The use of two control elements in a fuel injection system having a slide-type volume flow regulating valve is necessary because a mass-produced slide-type volume flow regulating valve exhibits leakage in the closed state. It is therefore the case that in particular small delivery rates of the high-pressure fuel pump cannot be regulated with sufficient accuracy. In particular, even if the slide-type volume flow regulating valve is actuated at 0% in the case of a normally-closed valve or at 100% in the case of a normally-open valve, leakage occurs into a pump chamber of the high-pressure fuel pump or of the second fuel pump. Said leakage is inherent and cannot be prevented in mass production. The leakage behavior has the effect that, even in the case of a closed volume flow regulating valve, fuel continues to be supplied to the high-pressure fuel pump, and the fuel pressure in the high-pressure region is further increased. There is therefore the need for an additional pressure regulation valve to be provided in the high-pressure region in the fuel injection system in order to regulate the high pressure with the required accuracy.

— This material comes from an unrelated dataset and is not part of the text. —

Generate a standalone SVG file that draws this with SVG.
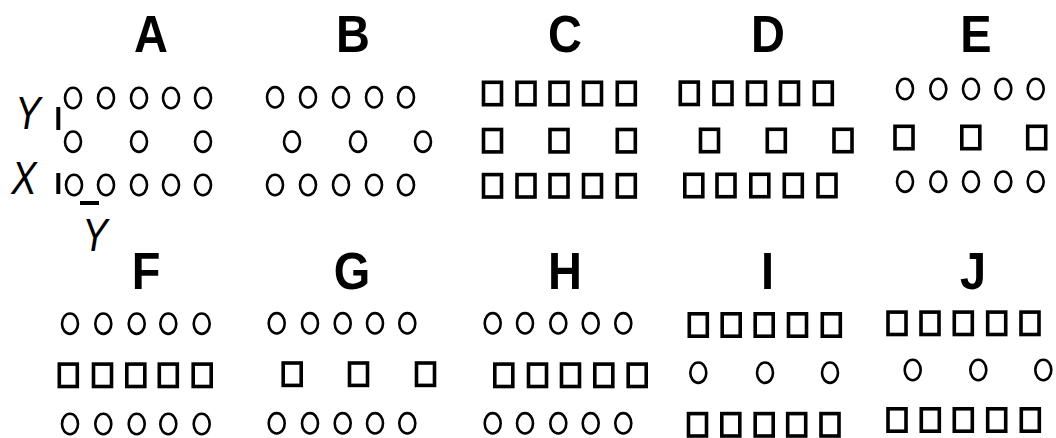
<svg xmlns="http://www.w3.org/2000/svg" width="1056" height="438" viewBox="0 0 1056 438">
<style>
.c{fill:none;stroke:#000;stroke-width:2.6}
.s{fill:none;stroke:#000;stroke-width:3.6}
.t{font-family:"Liberation Sans",Arial,sans-serif;font-weight:bold;font-size:47px;text-anchor:middle;fill:#000}
.l{font-family:"Liberation Sans",Arial,sans-serif;font-style:italic;font-size:38px;text-anchor:middle;fill:#000}
.m{stroke:#000;stroke-width:4}
</style>
<defs>
<ellipse id="o" class="c" cx="0" cy="0" rx="8" ry="10.2"/>
<rect id="q" class="s" x="-9" y="-11.2" width="18" height="22.4"/>
</defs>
<rect width="1056" height="438" fill="#fff"/>

<g id="panel-A">
<text class="t" transform="translate(151,51.5) scale(1,1.12)">A</text>
<text class="l" transform="translate(28,129) scale(1,1.2)">Y</text>
<text class="l" transform="translate(24,194) scale(1,1.2)">X</text>
<text class="l" transform="translate(95,251) scale(1,1.2)">Y</text>
<line class="m" x1="58.3" y1="107" x2="58.3" y2="130"/>
<line class="m" x1="58.3" y1="173" x2="58.3" y2="194"/>
<line class="m" x1="80" y1="203" x2="99" y2="203"/>
<use href="#o" x="73" y="98"/><use href="#o" x="106" y="98"/><use href="#o" x="139" y="98"/><use href="#o" x="171" y="98"/><use href="#o" x="203" y="98"/>
<use href="#o" x="73" y="141.7"/><use href="#o" x="139" y="141.7"/><use href="#o" x="203" y="141.7"/>
<use href="#o" x="74" y="185"/><use href="#o" x="106" y="185"/><use href="#o" x="139" y="185"/><use href="#o" x="171" y="185"/><use href="#o" x="203" y="185"/>
</g>

<g id="panel-B">
<text class="t" transform="translate(353,51.5) scale(1,1.12)">B</text>
<use href="#o" x="275" y="97.3"/><use href="#o" x="308" y="97.3"/><use href="#o" x="341" y="97.3"/><use href="#o" x="374" y="97.3"/><use href="#o" x="406" y="97.3"/>
<use href="#o" x="292" y="141.7"/><use href="#o" x="358" y="141.7"/><use href="#o" x="423" y="141.7"/>
<use href="#o" x="275" y="185"/><use href="#o" x="308" y="185"/><use href="#o" x="341" y="185"/><use href="#o" x="374" y="185"/><use href="#o" x="406" y="185"/>
</g>

<g id="panel-C">
<text class="t" transform="translate(565,51.5) scale(1,1.12)">C</text>
<use href="#q" x="492.5" y="93.5"/><use href="#q" x="526" y="93.5"/><use href="#q" x="559" y="93.5"/><use href="#q" x="592.5" y="93.5"/><use href="#q" x="626.3" y="93.5"/>
<use href="#q" x="492.5" y="140.7"/><use href="#q" x="559" y="140.7"/><use href="#q" x="626.3" y="140.7"/>
<use href="#q" x="492.5" y="185.8"/><use href="#q" x="526" y="185.8"/><use href="#q" x="559" y="185.8"/><use href="#q" x="592.5" y="185.8"/><use href="#q" x="626.3" y="185.8"/>
</g>

<g id="panel-D">
<text class="t" transform="translate(768,51.5) scale(1,1.12)">D</text>
<use href="#q" x="689.3" y="93.3"/><use href="#q" x="723" y="93.3"/><use href="#q" x="756.5" y="93.3"/><use href="#q" x="789.5" y="93.3"/><use href="#q" x="823.3" y="93.3"/>
<use href="#q" x="709.5" y="140.5"/><use href="#q" x="776.3" y="140.5"/><use href="#q" x="843" y="140.5"/>
<use href="#q" x="693.8" y="185.5"/><use href="#q" x="726" y="185.5"/><use href="#q" x="759.8" y="185.5"/><use href="#q" x="793.3" y="185.5"/><use href="#q" x="827" y="185.5"/>
</g>

<g id="panel-E">
<text class="t" transform="translate(976,51.5) scale(1,1.12)">E</text>
<use href="#o" x="905" y="89"/><use href="#o" x="938.3" y="89"/><use href="#o" x="971" y="89"/><use href="#o" x="1003.3" y="89"/><use href="#o" x="1035.7" y="89"/>
<use href="#q" x="904" y="137.5"/><use href="#q" x="970.8" y="137.5"/><use href="#q" x="1036.7" y="137.5"/>
<use href="#o" x="905" y="181.7"/><use href="#o" x="938.3" y="181.7"/><use href="#o" x="971" y="181.7"/><use href="#o" x="1003.3" y="181.7"/><use href="#o" x="1035.7" y="181.7"/>
</g>

<g id="panel-F">
<text class="t" transform="translate(146,289) scale(1,1.12)">F</text>
<use href="#o" x="70" y="323.7"/><use href="#o" x="103.3" y="323.7"/><use href="#o" x="136.7" y="323.7"/><use href="#o" x="168.3" y="323.7"/><use href="#o" x="201.7" y="323.7"/>
<use href="#q" x="68.3" y="375.3"/><use href="#q" x="102.5" y="375.3"/><use href="#q" x="135.8" y="375.3"/><use href="#q" x="168.3" y="375.3"/><use href="#q" x="202.2" y="375.3"/>
<use href="#o" x="70" y="424"/><use href="#o" x="103.3" y="424"/><use href="#o" x="136.7" y="424"/><use href="#o" x="168.3" y="424"/><use href="#o" x="201.7" y="424"/>
</g>

<g id="panel-G">
<text class="t" transform="translate(352,289) scale(1,1.12)">G</text>
<use href="#o" x="276.7" y="323.3"/><use href="#o" x="310" y="323.3"/><use href="#o" x="342.7" y="323.3"/><use href="#o" x="375" y="323.3"/><use href="#o" x="407.3" y="323.3"/>
<use href="#q" x="292.2" y="374.2"/><use href="#q" x="358.5" y="374.2"/><use href="#q" x="425.5" y="374.2"/>
<use href="#o" x="276.7" y="423.3"/><use href="#o" x="310" y="423.3"/><use href="#o" x="342.7" y="423.3"/><use href="#o" x="375" y="423.3"/><use href="#o" x="407.3" y="423.3"/>
</g>

<g id="panel-H">
<text class="t" transform="translate(565,289) scale(1,1.12)">H</text>
<use href="#o" x="492.7" y="323.3"/><use href="#o" x="525" y="323.3"/><use href="#o" x="558.3" y="323.3"/><use href="#o" x="590.7" y="323.3"/><use href="#o" x="623.3" y="323.3"/>
<use href="#q" x="503.8" y="375.3"/><use href="#q" x="537.5" y="375.3"/><use href="#q" x="570.5" y="375.3"/><use href="#q" x="603.8" y="375.3"/><use href="#q" x="637.2" y="375.3"/>
<use href="#o" x="492.7" y="423.3"/><use href="#o" x="525" y="423.3"/><use href="#o" x="558.3" y="423.3"/><use href="#o" x="590.7" y="423.3"/><use href="#o" x="623.3" y="423.3"/>
</g>

<g id="panel-I">
<text class="t" transform="translate(767.5,289) scale(1,1.12)">I</text>
<use href="#q" x="698.3" y="325"/><use href="#q" x="731.2" y="325"/><use href="#q" x="764.2" y="325"/><use href="#q" x="797.5" y="325"/><use href="#q" x="831.3" y="325"/>
<use href="#o" x="698.3" y="372.7"/><use href="#o" x="765" y="372.7"/><use href="#o" x="830" y="372.7"/>
<use href="#q" x="697.5" y="424.8"/><use href="#q" x="730.8" y="424.8"/><use href="#q" x="764.2" y="424.8"/><use href="#q" x="796.7" y="424.8"/><use href="#q" x="830" y="424.8"/>
</g>

<g id="panel-J">
<text class="t" transform="translate(973,289) scale(1,1.12)">J</text>
<use href="#q" x="897" y="323.3"/><use href="#q" x="930" y="323.3"/><use href="#q" x="963.3" y="323.3"/><use href="#q" x="996.7" y="323.3"/><use href="#q" x="1030" y="323.3"/>
<use href="#o" x="912.7" y="370"/><use href="#o" x="978.3" y="370"/><use href="#o" x="1043.3" y="370"/>
<use href="#q" x="897" y="420"/><use href="#q" x="930.3" y="420"/><use href="#q" x="963.3" y="420"/><use href="#q" x="996.7" y="420"/><use href="#q" x="1030.3" y="420"/>
</g>

<g id="connectors"></g>
</svg>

A disadvantage of the two-controller system is thus the need for two control elements for pressure regulation in a fuel injection system. This leads to increased regulation outlay in relation to the single-controller system. Furthermore, said system is also cost-intensive because two control elements and the associated regulation means are required.
DE 10 2008 059 117 A1 discloses a high-pressure pump arrangement. The high-pressure pump arrangement has a pump body which comprises a low-pressure inlet and a high-pressure outlet. Within the pump body there is provided a pressure build-up chamber within which a plunger is mounted in a movable manner and which is connected via a high-pressure valve to the high-pressure outlet. Furthermore, within the pump body, there is provided a suction chamber which is provided with a suction valve. Furthermore, within the pump body, there is provided a suction duct which runs between the low-pressure inlet and the suction chamber. The low-pressure inlet is connected to an electrically regulable pre-feed pump, which is always operated such that a negative pressure is ensured in the suction chamber of the pump. The regulation of the fuel pressure in the fuel injection system is realized by means of a high-pressure regulating valve.

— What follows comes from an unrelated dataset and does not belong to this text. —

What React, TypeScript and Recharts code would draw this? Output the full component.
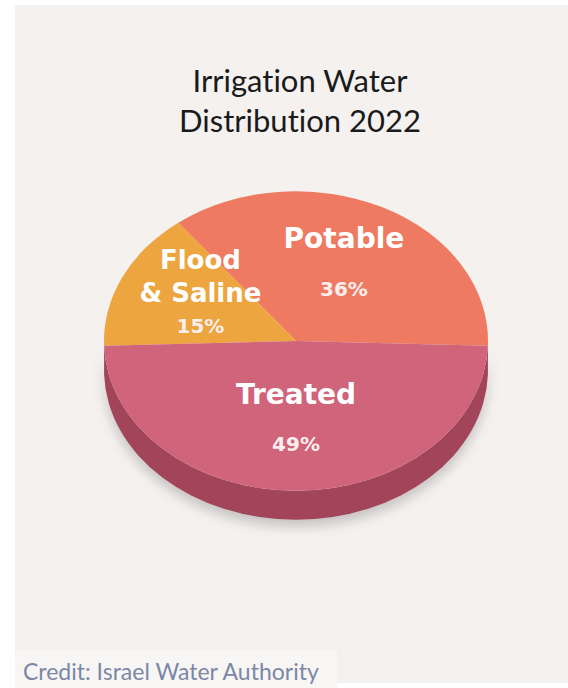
import React from 'react';
import { PieChart, Pie, Cell } from 'recharts';

const categories = ['Potable', 'Flood & Saline', 'Treated'];
const shares = [36, 15, 49];
const labelLines = [['Potable'], ['Flood', '& Saline'], ['Treated']];

const data = categories.map((name, i) => ({ name, value: shares[i] }));

const TOP_COLORS = ['#ee7b61', '#eca53f', '#d0647a'];
const SIDE_COLORS = ['#b8533f', '#b87a2a', '#a2445a'];

const RAD = Math.PI / 180;
const SQUASH = 0.78; // ry / rx of the tilted disc
const DEPTH = 29;
const LABEL_R = 0.55;
const LIFT = 4;

const pt = (cx: number, cy: number, rx: number, ry: number, deg: number) => [
  cx + rx * Math.cos(-deg * RAD),
  cy + ry * Math.sin(-deg * RAD),
];

const TiltedSector = (props: any) => {
  const { cx, cy, outerRadius, startAngle, endAngle, fill } = props;
  const rx = outerRadius;
  const ry = outerRadius * SQUASH;
  const s = Math.min(startAngle, endAngle);
  const e = Math.max(startAngle, endAngle);
  const [x1, y1] = pt(cx, cy, rx, ry, s);
  const [x2, y2] = pt(cx, cy, rx, ry, e);
  const large = e - s > 180 ? 1 : 0;
  const top = `M${cx},${cy} L${x1},${y1} A${rx},${ry} 0 ${large} 0 ${x2},${y2} Z`;

  const idx = TOP_COLORS.indexOf(fill);
  const side = SIDE_COLORS[idx >= 0 ? idx : 2];

  // parts of the slice on the near (lower) half get a visible rim
  const rims: string[] = [];
  [-360, 0, 360].forEach((k) => {
    const a = Math.max(s, 180 + k);
    const b = Math.min(e, 360 + k);
    if (b - a > 0.01) {
      const [ax, ay] = pt(cx, cy, rx, ry, a);
      const [bx, by] = pt(cx, cy, rx, ry, b);
      const lg = b - a > 180 ? 1 : 0;
      rims.push(
        `M${ax},${ay} A${rx},${ry} 0 ${lg} 0 ${bx},${by} L${bx},${by + DEPTH} A${rx},${ry} 0 ${lg} 1 ${ax},${ay + DEPTH} Z`
      );
    }
  });

  return (
    <g>
      {rims.map((d, i) => (
        <path
          key={i}
          d={d}
          fill={side}
          style={{ filter: 'drop-shadow(0px 7px 6px rgba(60,60,60,0.25))' }}
        />
      ))}
      <path d={top} fill={fill} />
    </g>
  );
};

const renderLabel = (props: any) => {
  const { cx, cy, midAngle, outerRadius, index, value } = props;
  const [x, y0c] = pt(cx, cy, outerRadius * LABEL_R, outerRadius * SQUASH * LABEL_R, midAngle);
  const lines = labelLines[index];
  const multi = lines.length > 1;
  // the small wedge's stacked label sits a little higher up in the slice
  const y = y0c - LIFT - (multi ? 9 : 0);
  const nameSize = multi ? 26 : 28;
  const step = multi ? 33 : 50;
  const rows = [...lines, `${value}%`];
  const y0 = y - ((rows.length - 1) * step) / 2;
  return (
    <g>
      {rows.map((t, i) => {
        const isPct = i === rows.length - 1;
        return (
          <text
            key={i}
            x={x}
            y={y0 + i * step}
            textAnchor="middle"
            dominantBaseline="central"
            fill={isPct ? '#fbeeee' : '#ffffff'}
            fontFamily="DejaVu Sans"
            fontWeight="bold"
            fontSize={isPct ? 20 : nameSize}
          >
            {t}
          </text>
        );
      })}
    </g>
  );
};

export default function App() {
  return (
    <div style={{ position: 'absolute', left: 0, top: 0, width: 568, height: 688, background: '#ffffff', overflow: 'hidden' }}>
      <div style={{ position: 'absolute', left: 15, top: 5, width: 553, height: 678, background: '#f4f1ef' }} />
      <div style={{ position: 'absolute', left: 15, top: 650, width: 322, height: 38, background: '#f7f6f5' }} />
      <div
        style={{
          position: 'absolute',
          left: 100,
          top: 60,
          width: 400,
          textAlign: 'center',
          fontFamily: 'Lato',
          fontSize: 31,
          lineHeight: '40px',
          color: '#1a1a1a',
          fontVariantLigatures: 'none',
        }}
      >
        Irrigation Water
        <br />
        Distribution 2022
      </div>
      <div style={{ position: 'absolute', left: 0, top: 0 }}>
        <PieChart width={568} height={640} margin={{ top: 0, right: 0, bottom: 0, left: 0 }}>
          <Pie
            data={data}
            dataKey="value"
            nameKey="name"
            cx={296}
            cy={341}
            outerRadius={192}
            startAngle={-1.8}
            endAngle={358.2}
            stroke="none"
            shape={TiltedSector}
            label={renderLabel}
            labelLine={false}
            isAnimationActive={false}
          >
            {data.map((d, i) => (
              <Cell key={d.name} fill={TOP_COLORS[i]} />
            ))}
          </Pie>
        </PieChart>
      </div>
      <div
        style={{
          position: 'absolute',
          left: 23,
          top: 657,
          fontFamily: 'Lato',
          fontSize: 23,
          lineHeight: '28px',
          color: '#7c87a6',
          whiteSpace: 'nowrap',
          fontVariantLigatures: 'none',
        }}
      >
        Credit: Israel Water Authority
      </div>
    </div>
  );
}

EP 1 195 514 A2 describes a device for controlling the flow from a high-pressure pump into a common-rail fuel injection system of an internal combustion engine. The common rail provides a supply to a number of injectors of the cylinders of the internal combustion engine, and has a supply provided to it by a high-pressure pump, which in turn has a supply provided to it by a motor-driven variable low-pressure pump. The control device has an electronic control unit for receiving signals which indicate the operating state of the internal combustion engine. The suction side of the high-pressure pump has a throttle. The control unit controls the motor-driven low-pressure pump in order to vary the fuel pressure upstream of the throttle between a predetermined maximum value and a predetermined minimum value, in order thereby to regulate the fuel intake of the high-pressure pump within a predetermined range. For pressure regulation, the device also has a pressure regulating valve in the high-pressure region. Likewise, a pressure sensor in the low-pressure region is used for monitoring the fuel pressure in the low-pressure region.
A further method for generating high fuel pressure, and a corresponding system, are described in U.S. Pat. No. 6,230,688 B1. The system comprises a low-pressure pump as a pre-feed pump, by means of which fuel is sucked from a tank and delivered to the inlet side of a high-pressure pump. A part of the fuel supplied by the low-pressure pump is used for the lubrication of the high-pressure pump, wherein a volume flow regulating valve is used for regulation, and a low-pressure sensor is provided in the supply line.
Likewise, EP 1 574 704 A2 describes a further fuel injection system having an electric low-pressure pump. A control means of a fuel injection system regulates an amount of energy of an electric motor in accordance with a sensor signal output by a common-rail pressure sensor means. In this way, the control means control a fuel supply rate of the low-pressure pump. In this way, the power consumption of the electric motor which drives the low-pressure pump can be regulated in accordance with a pressure supply rate of a high-pressure pump. Furthermore, a pressure sensor in the low-pressure region of the fuel injection system is used for monitoring the fuel supply pressure of the low-pressure pump.
A suction pump system for a fuel direct injection system is described in DE 10 2009 004 590 A1. The fuel injection system has a fuel suction pump which supplies fuel to an injection pump. Furthermore, the fuel injection system comprises an accumulator arranged between the outlet of the suction pump and the inlet of the injection pump, and also a control unit which adapts the energy supplied to the suction pump such that a pressure at the inlet of the injection pump lies above a first predetermined value. The control unit shuts off the energy supplied to the first fuel pump if the pressure at the inlet of the injection pump is higher than a second predetermined value.
DE 10 2006 061 570 A1 describes a further fuel system for an internal combustion engine. The fuel system comprises a first fuel pump and a pressure region into which the fuel pump delivers and which is connected to an elastic volume accumulator. Said volume accumulator has a pressure/volume characteristic curve defined by at least two points. A first point is defined by a first volume at a first pressure which is slightly higher than a vapor pressure of the fuel at ambient temperature, and a second point is defined by a second volume and a second pressure in the pressure range corresponding to a maximum pressure. The difference between the first and the second volume corresponds at least approximately and at least to a value by which the volume of the fuel in the pressure region decreases during cooling from a maximum temperature to ambient temperature.
A disadvantage of the fuel injection systems specified above is firstly the required number of components and the resulting complex control. A further disadvantage is the costs that arise therefrom during the use of such fuel injection systems.